El posterior engaño a la anciana deja abierta la posibilidad que Auggie también esté engañando al escritor, pero el pacto de verosimilitud no se muestra como algo negativo, sino como una forma de complacer, en ambos casos, al interlocutor. Incluso nosotros, lectores, caemos en el mismo juego porque el narrador se llama igual que Auster y posee varias cualidad propias de él (es escritor, fuma puros holandeses, vive en las cercanías de Brooklyn, fue llamado efectivamente por el New York Times para publicar este cuento en Navidad y tuvo las mismas amonestaciones que el narrador para escribirlo.) El creador norteamericano suele usar estos recursos de cercanía a la realidad para enfrascarnos en sus narraciones. Pareciera que goza en instalar personajes como aquel que en la Ciudad de Cristal contesta una llamada telefónica equivocada que pide hablar urgentemente con Paul Auster. Esto nos hace quedarnos estupefactos y decir cómo ¿no nos iban a narrar una historia?, cómo ¿no leímos el otro día que el autor no tenía tanta importancia dentro de una obra de arte? Pues bien, Auster se toma de la mano del receptor y le dice mira, esta es mi historia, escrita desde mi experiencia personal, quizá encuentres algo de mi propia vida entre líneas. Y el amarillismo se asoma con timidez. La diversión, la sencillez en una narración así, también puede estar en la curiosidad, en querer mirar atrás de la puerta cerrada.

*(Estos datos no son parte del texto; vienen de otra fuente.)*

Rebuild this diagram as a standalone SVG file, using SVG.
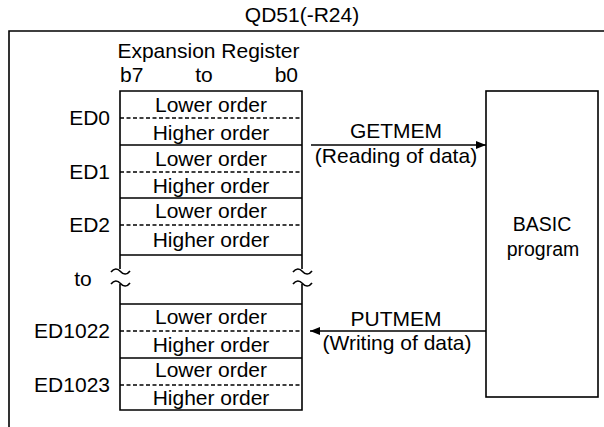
<svg xmlns="http://www.w3.org/2000/svg" width="604" height="427" viewBox="0 0 604 427">
<style>
text{font-family:"Liberation Sans",Arial,sans-serif;font-size:21px;fill:#000}
.c{text-anchor:middle}
.e{text-anchor:end}
.ln{stroke:#000;stroke-width:1.6;fill:none}
.dash{stroke:#000;stroke-width:1.4;stroke-dasharray:4 2.5;fill:none}
</style>
<defs>
<marker id="ah" viewBox="0 0 10 10" refX="10" refY="5" markerWidth="10" markerHeight="10" markerUnits="userSpaceOnUse" orient="auto">
<path d="M0,1 L10,5 L0,9 Z" fill="#000"/>
</marker>
</defs>
<g id="module">
<text class="c" x="302" y="22">QD51(-R24)</text>
<path class="ln" d="M9,427 V31 H604"/>
</g>
<g id="register">
<text class="c" x="208.5" y="58">Expansion Register</text>
<text x="120" y="82">b7</text>
<text class="c" x="204" y="82">to</text>
<text class="e" x="298" y="82">b0</text>
<path class="ln" d="M120,269 V91 H302 V269"/>
<path class="ln" d="M120,284 V410 H302 V284"/>
<path class="ln" d="M111,272 c3,-4 6.5,-4 9.5,-0.5 s6.5,3.5 9.5,-0.5"/>
<path class="ln" d="M111,284 c3,-4 6.5,-4 9.5,-0.5 s6.5,3.5 9.5,-0.5"/>
<path class="ln" d="M293,272 c3,-4 6.5,-4 9.5,-0.5 s6.5,3.5 9.5,-0.5"/>
<path class="ln" d="M293,284 c3,-4 6.5,-4 9.5,-0.5 s6.5,3.5 9.5,-0.5"/>
<path class="ln" d="M120,145 H302 M120,198 H302 M120,255 H302 M120,304 H302 M120,358 H302"/>
<path class="dash" d="M120,118 H302 M120,172 H302 M120,225 H302 M120,331 H302 M120,385 H302"/>
<text class="c" x="211" y="112">Lower order</text>
<text class="c" x="211" y="140">Higher order</text>
<text class="c" x="211" y="166">Lower order</text>
<text class="c" x="211" y="193">Higher order</text>
<text class="c" x="211" y="218">Lower order</text>
<text class="c" x="211" y="247">Higher order</text>
<text class="c" x="211" y="324">Lower order</text>
<text class="c" x="211" y="352">Higher order</text>
<text class="c" x="211" y="377">Lower order</text>
<text class="c" x="211" y="405">Higher order</text>
</g>
<g id="labels">
<text class="e" x="110" y="125">ED0</text>
<text class="e" x="110" y="179">ED1</text>
<text class="e" x="110" y="232">ED2</text>
<text class="c" x="83" y="286">to</text>
<text class="e" x="110" y="338">ED1022</text>
<text class="e" x="110" y="392">ED1023</text>
</g>
<g id="basic">
<rect class="ln" x="486" y="91" width="112" height="306"/>
<text class="c" x="542" y="231" style="font-size:19.5px">BASIC</text>
<text class="c" x="543" y="256" style="font-size:19.5px">program</text>
</g>
<g id="connectors">
<line class="ln" x1="311" y1="145" x2="486" y2="145" marker-end="url(#ah)"/>
<text class="c" x="396" y="138">GETMEM</text>
<text class="c" x="396" y="163">(Reading of data)</text>
<line class="ln" x1="486" y1="331" x2="310" y2="331" marker-end="url(#ah)"/>
<text class="c" x="396" y="326">PUTMEM</text>
<text class="c" x="397" y="350">(Writing of data)</text>
</g>
</svg>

Otro hecho es que el ladrón se llama Robert Goodwin. Quizá el apellido (“buen ganar” “buen ganador”, “buena ganancia” quizás) quiera denotar una “buena estrella” una salida de escape pese a las andanzas del ladrón, un corte en el círculo vicioso de la mala racha en la vida del ladrón. Por aquí también va el asunto de la sencillez: pareciera ser que el creador norteamericano nos quiere hablar del sentido de la existencia de un ladronzuelo, pretende simplificar sus andanzas. Buscando esta misma respuesta, Auggie, sin nada que hacer el dia de Navidad, decide ir a devolver la billetera: “Qué diablos, me digo, por qué no hacer algo bueno una vez en la vida.” De este modo nos enteramos que el fotógrafo aficionado tiene dudas respecto a su bondad, o al menos quiere reivindicarse. Auggie se encuentra con la abuela del ladrón y hace una observación: “Tendrá unos ochenta años, quizá noventa, y lo primero que noto es que es ciega.” Esto también es indicio de que la ceguera es sinónimo de engaño, por lo tanto en ese momento se abre –inconscientemente tal vez- la posibilidad de que la historia que está relatando Auggie sea falsa. En el encuentro con la anciana se produce una incomunicación y ella dice: “Sabía que vendrías, Robert. Sabía que no te ibas a olvidar de tu abuelita Ethel en Navidad.” A partir de esta frase el protagonista decide actuar, dando la apertura a lo que vendrá luego cuando responde: “Así es, abuelita Ethel. Vine a verte en Navidad.” Luego sabemos que Auggie se roba una de las cámaras que ha usurpado Goodwin y que, al poco tiempo, regresa con cargo de conciencia a devolvérsela a la abuelita. No la encuentra, hecho que justifica Paul diciendo que de seguro estaba muerta y que no había remordimiento pues le había hecho un bien acompañándola en Navidad. Además le dijo que no hay culpa si es que uno le saca ilegalmente algo a alguien que ya ha robado primero. Es decir, estamos ante una narración sencilla de personajes que no son ni buenos ni malos, una obra anti épica que nos regala la limpieza de gente que no anhela ser héroes ni mártires.
Por último, como conlusión, quería mencionar que el mismo Auster en su obra Brooklyn Follies nos recuerda cómo Kafka se apesumbró por una niña que lloraba por su muñeca perdida e intentó arreglar esto por medio de cartas que le enviaba en nombre de su juguete: le contaba que estaba lejos pues quería conocer otros lugares y, finalmente, para cortar la correspondencia, le anunció que se iba a casar, que estaba muy feliz. Así se despidió para siempre y la niña quedó satisfecha con esa explicación. De ahí la necesidad de las narraciones tan simples como una justificación de una muñeca que no aparece. De modo análogo nosotros mismos necesitamos crear un cosmos personal en este aparente caos. Paul Auster ya es formador de formadores, es maestro de narradores y nos enseña cómo estar al filo de un relato barato, cómo exprimir lo universal en lo cotidiano y cómo saber vender una buena historia disfrazada de liviandad. No por nada Wayne Wang, el director de Smoke, sin siquiera saber quién era ese tal Auster, se interesó al leer el cuento en el New York Times.